──────── SUPPLIED RECORDS

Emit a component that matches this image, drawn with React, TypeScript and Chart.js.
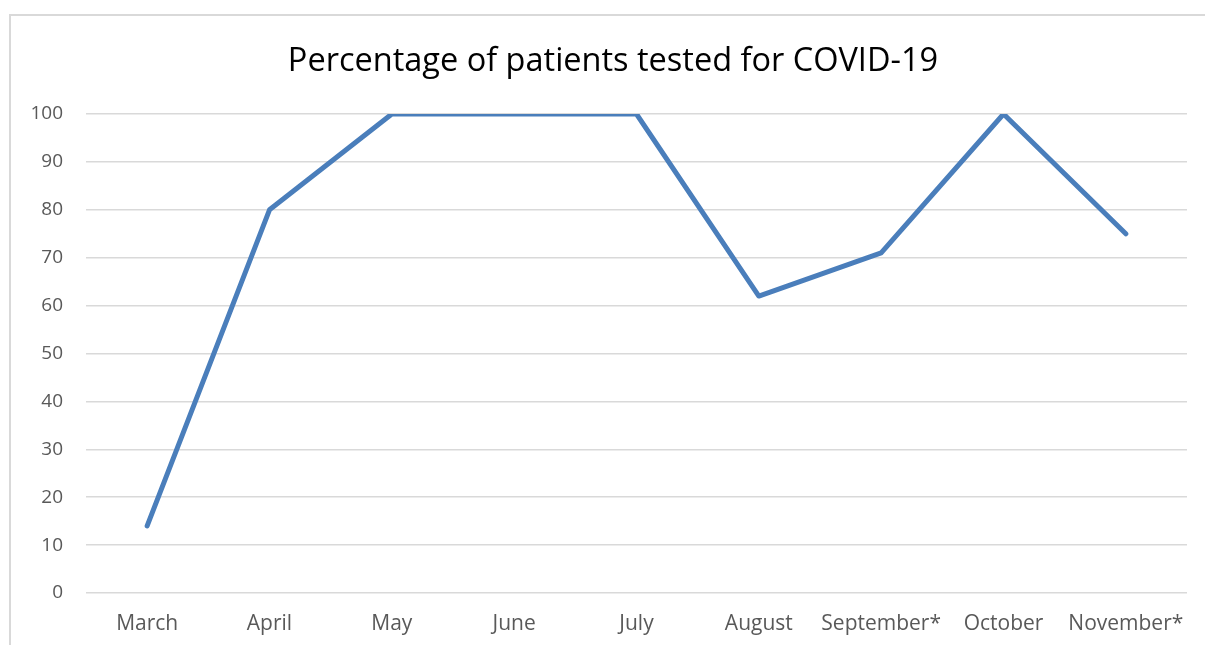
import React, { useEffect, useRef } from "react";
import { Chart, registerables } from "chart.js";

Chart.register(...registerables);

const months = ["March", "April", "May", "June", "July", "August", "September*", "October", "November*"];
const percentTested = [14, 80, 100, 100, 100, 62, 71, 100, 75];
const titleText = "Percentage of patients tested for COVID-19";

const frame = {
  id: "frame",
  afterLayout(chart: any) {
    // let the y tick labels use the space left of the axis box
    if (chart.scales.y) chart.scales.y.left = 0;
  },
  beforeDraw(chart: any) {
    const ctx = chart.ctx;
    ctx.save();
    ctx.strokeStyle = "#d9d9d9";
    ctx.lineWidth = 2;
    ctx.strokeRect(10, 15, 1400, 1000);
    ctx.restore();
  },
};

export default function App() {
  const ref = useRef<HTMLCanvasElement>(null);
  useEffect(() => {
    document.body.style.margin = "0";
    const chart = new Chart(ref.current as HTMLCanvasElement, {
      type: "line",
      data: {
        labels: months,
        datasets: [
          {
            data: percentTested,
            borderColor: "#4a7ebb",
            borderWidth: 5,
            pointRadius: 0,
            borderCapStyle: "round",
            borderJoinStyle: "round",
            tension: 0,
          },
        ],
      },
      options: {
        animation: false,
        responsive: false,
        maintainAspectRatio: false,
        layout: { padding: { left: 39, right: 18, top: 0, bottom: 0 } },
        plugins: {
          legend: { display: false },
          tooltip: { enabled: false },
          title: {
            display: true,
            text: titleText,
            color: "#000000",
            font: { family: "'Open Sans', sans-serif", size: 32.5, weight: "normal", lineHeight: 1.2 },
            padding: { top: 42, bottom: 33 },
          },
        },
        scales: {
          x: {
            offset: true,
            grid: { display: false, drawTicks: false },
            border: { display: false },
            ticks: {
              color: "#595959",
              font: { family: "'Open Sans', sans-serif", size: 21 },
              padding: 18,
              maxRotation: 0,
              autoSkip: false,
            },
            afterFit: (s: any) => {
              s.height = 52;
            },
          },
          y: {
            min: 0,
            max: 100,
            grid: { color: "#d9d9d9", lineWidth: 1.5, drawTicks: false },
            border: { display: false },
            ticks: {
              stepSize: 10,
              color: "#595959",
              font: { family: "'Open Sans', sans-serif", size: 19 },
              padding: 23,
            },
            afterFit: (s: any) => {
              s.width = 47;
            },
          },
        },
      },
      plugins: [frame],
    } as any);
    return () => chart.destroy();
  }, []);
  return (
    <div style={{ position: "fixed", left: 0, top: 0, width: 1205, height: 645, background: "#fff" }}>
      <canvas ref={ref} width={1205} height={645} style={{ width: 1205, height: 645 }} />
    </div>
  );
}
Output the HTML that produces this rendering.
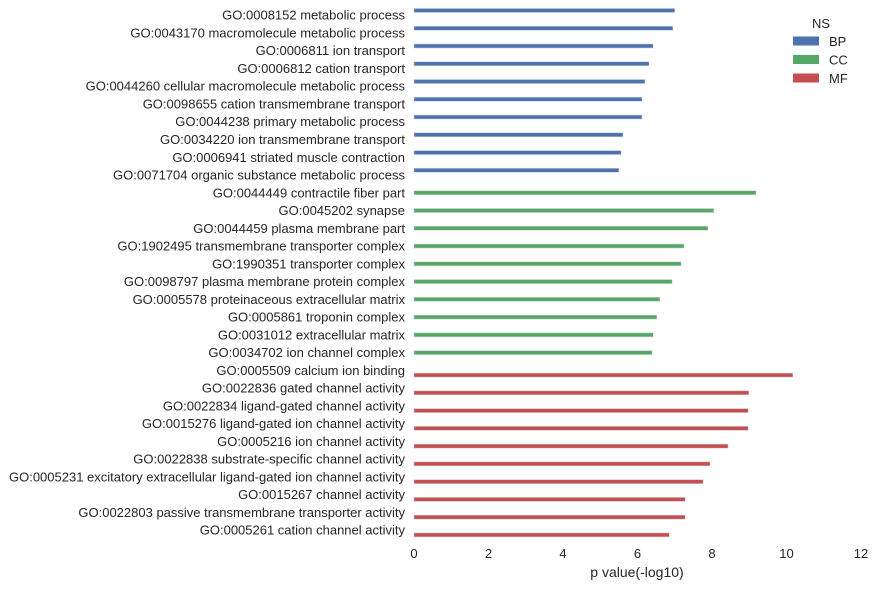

────────────────
──────── SUPPLIED RECORDS

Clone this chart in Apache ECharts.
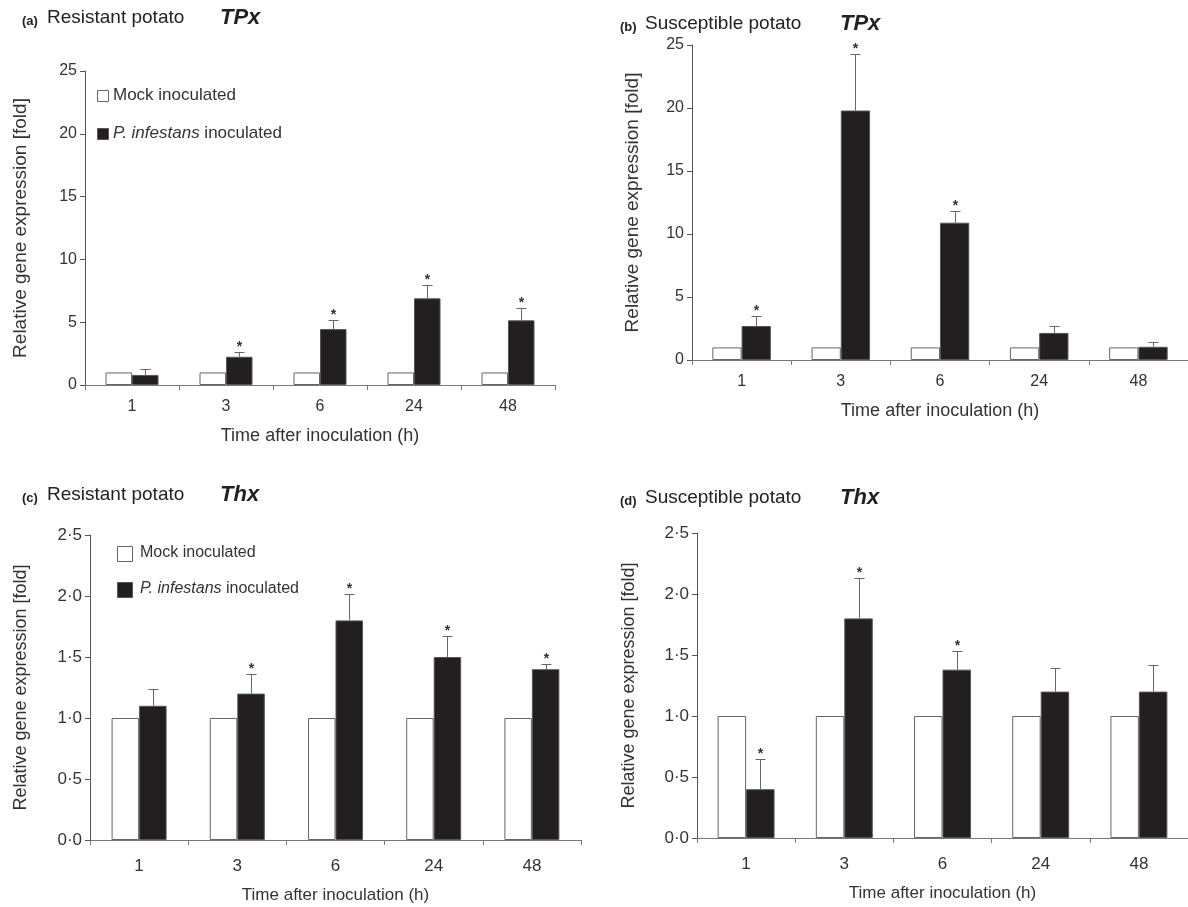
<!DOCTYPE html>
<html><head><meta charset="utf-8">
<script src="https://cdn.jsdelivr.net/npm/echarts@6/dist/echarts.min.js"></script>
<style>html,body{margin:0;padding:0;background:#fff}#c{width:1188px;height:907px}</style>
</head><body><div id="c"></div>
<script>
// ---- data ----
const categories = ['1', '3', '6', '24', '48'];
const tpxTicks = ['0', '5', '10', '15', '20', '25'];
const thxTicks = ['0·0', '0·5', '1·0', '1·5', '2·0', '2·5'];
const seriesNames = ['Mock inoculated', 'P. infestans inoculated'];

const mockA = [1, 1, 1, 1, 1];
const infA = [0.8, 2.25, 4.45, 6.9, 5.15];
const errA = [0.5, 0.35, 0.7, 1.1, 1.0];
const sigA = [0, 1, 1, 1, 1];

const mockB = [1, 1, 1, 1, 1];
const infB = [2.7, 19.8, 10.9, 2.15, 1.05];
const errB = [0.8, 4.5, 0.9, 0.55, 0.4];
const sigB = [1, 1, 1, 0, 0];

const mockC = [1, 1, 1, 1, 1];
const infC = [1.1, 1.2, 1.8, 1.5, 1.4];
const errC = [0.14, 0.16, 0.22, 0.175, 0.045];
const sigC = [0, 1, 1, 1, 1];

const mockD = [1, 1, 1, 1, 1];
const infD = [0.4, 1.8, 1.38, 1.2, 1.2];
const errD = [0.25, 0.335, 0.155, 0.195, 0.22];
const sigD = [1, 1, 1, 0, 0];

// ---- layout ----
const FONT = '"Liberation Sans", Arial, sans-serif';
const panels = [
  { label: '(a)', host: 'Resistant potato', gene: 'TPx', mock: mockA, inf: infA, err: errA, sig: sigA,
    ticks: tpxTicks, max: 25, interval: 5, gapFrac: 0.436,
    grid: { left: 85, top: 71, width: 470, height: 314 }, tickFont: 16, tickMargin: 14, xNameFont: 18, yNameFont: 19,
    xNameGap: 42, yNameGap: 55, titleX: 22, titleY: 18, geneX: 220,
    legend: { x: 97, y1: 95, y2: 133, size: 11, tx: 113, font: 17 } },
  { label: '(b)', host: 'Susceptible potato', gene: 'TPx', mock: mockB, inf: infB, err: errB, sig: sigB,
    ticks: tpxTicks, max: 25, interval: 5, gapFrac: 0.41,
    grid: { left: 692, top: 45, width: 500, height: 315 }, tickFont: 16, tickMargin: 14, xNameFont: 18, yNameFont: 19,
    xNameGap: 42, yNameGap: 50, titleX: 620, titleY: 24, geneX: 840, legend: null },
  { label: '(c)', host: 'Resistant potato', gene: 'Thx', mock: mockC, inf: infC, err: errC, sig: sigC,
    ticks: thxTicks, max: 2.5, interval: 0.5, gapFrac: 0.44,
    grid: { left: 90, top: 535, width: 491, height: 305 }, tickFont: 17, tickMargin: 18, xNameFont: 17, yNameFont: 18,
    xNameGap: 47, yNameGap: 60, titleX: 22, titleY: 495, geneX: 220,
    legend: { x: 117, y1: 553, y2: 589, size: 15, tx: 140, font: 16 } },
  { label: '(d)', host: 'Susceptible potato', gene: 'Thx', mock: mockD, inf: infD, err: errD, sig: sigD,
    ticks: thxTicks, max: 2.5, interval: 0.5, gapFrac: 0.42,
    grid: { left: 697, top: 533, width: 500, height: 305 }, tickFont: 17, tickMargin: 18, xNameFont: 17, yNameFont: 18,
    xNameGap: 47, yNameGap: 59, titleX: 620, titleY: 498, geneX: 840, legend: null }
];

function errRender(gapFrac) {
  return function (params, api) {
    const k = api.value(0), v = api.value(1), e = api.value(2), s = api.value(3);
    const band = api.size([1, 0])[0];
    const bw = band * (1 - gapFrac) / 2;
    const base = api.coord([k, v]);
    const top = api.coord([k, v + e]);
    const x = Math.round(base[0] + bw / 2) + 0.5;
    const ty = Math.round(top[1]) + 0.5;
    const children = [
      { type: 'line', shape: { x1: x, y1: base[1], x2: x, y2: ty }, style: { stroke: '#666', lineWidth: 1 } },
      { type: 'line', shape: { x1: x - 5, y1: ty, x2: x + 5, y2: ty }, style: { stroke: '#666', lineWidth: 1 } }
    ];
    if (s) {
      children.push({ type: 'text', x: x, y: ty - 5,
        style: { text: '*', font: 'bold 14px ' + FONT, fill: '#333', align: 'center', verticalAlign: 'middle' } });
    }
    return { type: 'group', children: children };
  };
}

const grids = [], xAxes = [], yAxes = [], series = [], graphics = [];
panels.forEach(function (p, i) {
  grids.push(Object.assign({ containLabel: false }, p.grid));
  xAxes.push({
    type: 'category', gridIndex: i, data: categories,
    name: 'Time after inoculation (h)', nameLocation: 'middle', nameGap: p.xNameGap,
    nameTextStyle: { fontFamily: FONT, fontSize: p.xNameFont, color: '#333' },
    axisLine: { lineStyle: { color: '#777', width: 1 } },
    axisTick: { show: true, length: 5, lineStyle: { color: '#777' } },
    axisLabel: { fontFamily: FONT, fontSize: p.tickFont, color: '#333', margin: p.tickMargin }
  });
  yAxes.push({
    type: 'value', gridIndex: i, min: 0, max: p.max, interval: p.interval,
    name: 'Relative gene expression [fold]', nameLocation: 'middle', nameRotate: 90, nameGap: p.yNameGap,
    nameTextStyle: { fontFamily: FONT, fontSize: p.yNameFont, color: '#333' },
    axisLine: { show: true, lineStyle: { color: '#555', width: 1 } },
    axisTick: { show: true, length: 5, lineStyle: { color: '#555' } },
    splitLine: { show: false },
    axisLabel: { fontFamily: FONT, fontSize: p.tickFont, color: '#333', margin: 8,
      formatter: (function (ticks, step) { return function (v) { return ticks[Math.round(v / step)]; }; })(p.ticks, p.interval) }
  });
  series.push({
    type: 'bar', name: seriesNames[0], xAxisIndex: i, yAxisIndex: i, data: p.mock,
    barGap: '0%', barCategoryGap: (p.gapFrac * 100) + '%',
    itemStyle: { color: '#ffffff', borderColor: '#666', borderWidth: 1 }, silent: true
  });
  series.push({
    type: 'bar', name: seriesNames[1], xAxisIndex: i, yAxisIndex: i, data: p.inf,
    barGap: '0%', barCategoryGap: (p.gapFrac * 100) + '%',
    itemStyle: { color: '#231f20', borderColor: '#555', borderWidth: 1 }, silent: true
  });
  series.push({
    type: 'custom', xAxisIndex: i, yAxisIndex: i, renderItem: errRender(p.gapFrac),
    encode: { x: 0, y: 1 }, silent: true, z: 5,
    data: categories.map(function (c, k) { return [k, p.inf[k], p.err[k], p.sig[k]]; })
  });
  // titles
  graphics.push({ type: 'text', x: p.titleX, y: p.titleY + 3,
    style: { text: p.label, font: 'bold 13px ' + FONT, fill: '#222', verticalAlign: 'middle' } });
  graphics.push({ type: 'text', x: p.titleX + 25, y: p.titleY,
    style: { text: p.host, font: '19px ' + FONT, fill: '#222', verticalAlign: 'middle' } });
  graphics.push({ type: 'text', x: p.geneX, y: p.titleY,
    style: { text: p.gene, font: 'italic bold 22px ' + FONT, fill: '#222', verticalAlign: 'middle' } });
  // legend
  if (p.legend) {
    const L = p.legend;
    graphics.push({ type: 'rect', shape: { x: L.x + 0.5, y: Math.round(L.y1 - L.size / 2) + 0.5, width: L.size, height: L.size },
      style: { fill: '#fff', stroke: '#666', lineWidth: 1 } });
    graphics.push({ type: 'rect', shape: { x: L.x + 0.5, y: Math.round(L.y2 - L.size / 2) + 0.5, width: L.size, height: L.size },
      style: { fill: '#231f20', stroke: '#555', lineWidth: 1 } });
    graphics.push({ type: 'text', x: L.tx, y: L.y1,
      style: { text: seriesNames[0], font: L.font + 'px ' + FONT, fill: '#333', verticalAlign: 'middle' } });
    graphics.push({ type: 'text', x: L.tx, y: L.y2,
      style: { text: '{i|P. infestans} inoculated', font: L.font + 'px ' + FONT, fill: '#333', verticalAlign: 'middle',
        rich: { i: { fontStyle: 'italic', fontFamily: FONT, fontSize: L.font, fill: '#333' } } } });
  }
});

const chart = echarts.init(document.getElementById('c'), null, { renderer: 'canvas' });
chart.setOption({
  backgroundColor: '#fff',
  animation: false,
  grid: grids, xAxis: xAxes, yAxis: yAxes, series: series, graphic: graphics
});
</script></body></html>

────────────────
──────── SUPPLIED RECORDS

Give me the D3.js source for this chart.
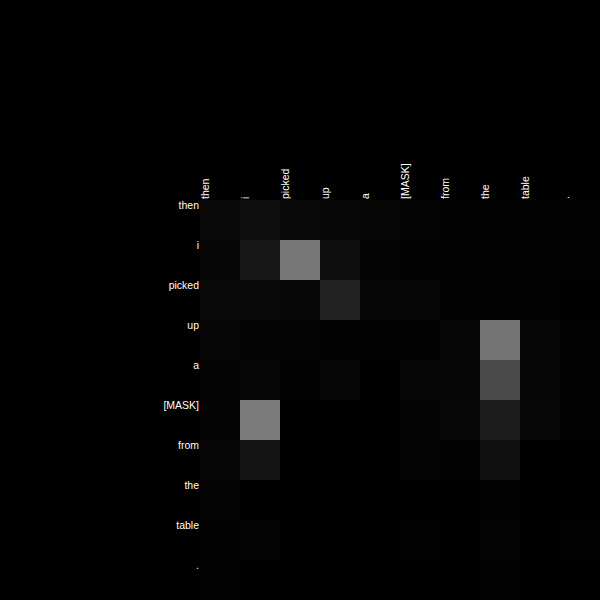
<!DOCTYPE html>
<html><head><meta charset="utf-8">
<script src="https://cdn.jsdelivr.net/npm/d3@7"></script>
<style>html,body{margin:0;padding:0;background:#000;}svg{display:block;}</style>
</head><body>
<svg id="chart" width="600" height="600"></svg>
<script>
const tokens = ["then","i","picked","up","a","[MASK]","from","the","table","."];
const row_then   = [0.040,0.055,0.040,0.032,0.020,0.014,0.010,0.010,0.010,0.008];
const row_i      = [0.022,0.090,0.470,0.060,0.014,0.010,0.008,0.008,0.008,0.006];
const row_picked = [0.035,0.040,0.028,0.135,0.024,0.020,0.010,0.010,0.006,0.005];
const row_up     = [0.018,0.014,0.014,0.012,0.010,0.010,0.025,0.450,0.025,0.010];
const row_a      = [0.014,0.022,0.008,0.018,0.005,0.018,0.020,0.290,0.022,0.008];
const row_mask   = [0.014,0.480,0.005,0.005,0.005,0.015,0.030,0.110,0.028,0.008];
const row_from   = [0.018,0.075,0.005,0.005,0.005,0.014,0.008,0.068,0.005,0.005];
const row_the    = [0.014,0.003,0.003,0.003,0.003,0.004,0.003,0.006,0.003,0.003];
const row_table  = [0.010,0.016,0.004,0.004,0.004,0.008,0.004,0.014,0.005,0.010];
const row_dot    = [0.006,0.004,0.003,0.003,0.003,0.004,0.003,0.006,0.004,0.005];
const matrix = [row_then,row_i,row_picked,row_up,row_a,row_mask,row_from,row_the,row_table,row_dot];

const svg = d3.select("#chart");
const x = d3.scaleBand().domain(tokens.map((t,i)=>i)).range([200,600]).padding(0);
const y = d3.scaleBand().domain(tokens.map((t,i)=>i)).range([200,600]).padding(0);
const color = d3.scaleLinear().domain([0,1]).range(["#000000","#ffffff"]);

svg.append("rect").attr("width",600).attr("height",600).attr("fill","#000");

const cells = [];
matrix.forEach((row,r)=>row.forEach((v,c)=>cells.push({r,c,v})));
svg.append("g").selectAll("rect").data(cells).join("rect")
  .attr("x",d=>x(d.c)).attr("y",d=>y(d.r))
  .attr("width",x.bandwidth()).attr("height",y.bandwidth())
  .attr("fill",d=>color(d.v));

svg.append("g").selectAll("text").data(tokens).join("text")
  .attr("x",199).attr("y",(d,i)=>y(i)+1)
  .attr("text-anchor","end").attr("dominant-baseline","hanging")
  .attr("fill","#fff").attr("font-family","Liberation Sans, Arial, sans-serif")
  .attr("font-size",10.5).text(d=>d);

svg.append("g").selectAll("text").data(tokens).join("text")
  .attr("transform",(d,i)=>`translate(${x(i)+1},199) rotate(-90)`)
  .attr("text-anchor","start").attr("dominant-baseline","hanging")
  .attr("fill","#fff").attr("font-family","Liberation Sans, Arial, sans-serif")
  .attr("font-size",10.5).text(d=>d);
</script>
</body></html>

────────────────

■ **GIVEN EXERCISE**
Transcribe only the lines from the line holding "Clone this chart in Apache ECharts." through the line holding "const sigD = [1, 1, 1, 0, 0];", inclusive, without any of the pictures.

■ **PROBLEM SOLUTION**
Clone this chart in Apache ECharts.
<!DOCTYPE html>
<html><head><meta charset="utf-8">
<script src="https://cdn.jsdelivr.net/npm/echarts@6/dist/echarts.min.js"></script>
<style>html,body{margin:0;padding:0;background:#fff}#c{width:1188px;height:907px}</style>
</head><body><div id="c"></div>
<script>
// ---- data ----
const categories = ['1', '3', '6', '24', '48'];
const tpxTicks = ['0', '5', '10', '15', '20', '25'];
const thxTicks = ['0·0', '0·5', '1·0', '1·5', '2·0', '2·5'];
const seriesNames = ['Mock inoculated', 'P. infestans inoculated'];

const mockA = [1, 1, 1, 1, 1];
const infA = [0.8, 2.25, 4.45, 6.9, 5.15];
const errA = [0.5, 0.35, 0.7, 1.1, 1.0];
const sigA = [0, 1, 1, 1, 1];

const mockB = [1, 1, 1, 1, 1];
const infB = [2.7, 19.8, 10.9, 2.15, 1.05];
const errB = [0.8, 4.5, 0.9, 0.55, 0.4];
const sigB = [1, 1, 1, 0, 0];

const mockC = [1, 1, 1, 1, 1];
const infC = [1.1, 1.2, 1.8, 1.5, 1.4];
const errC = [0.14, 0.16, 0.22, 0.175, 0.045];
const sigC = [0, 1, 1, 1, 1];

const mockD = [1, 1, 1, 1, 1];
const infD = [0.4, 1.8, 1.38, 1.2, 1.2];
const errD = [0.25, 0.335, 0.155, 0.195, 0.22];
const sigD = [1, 1, 1, 0, 0];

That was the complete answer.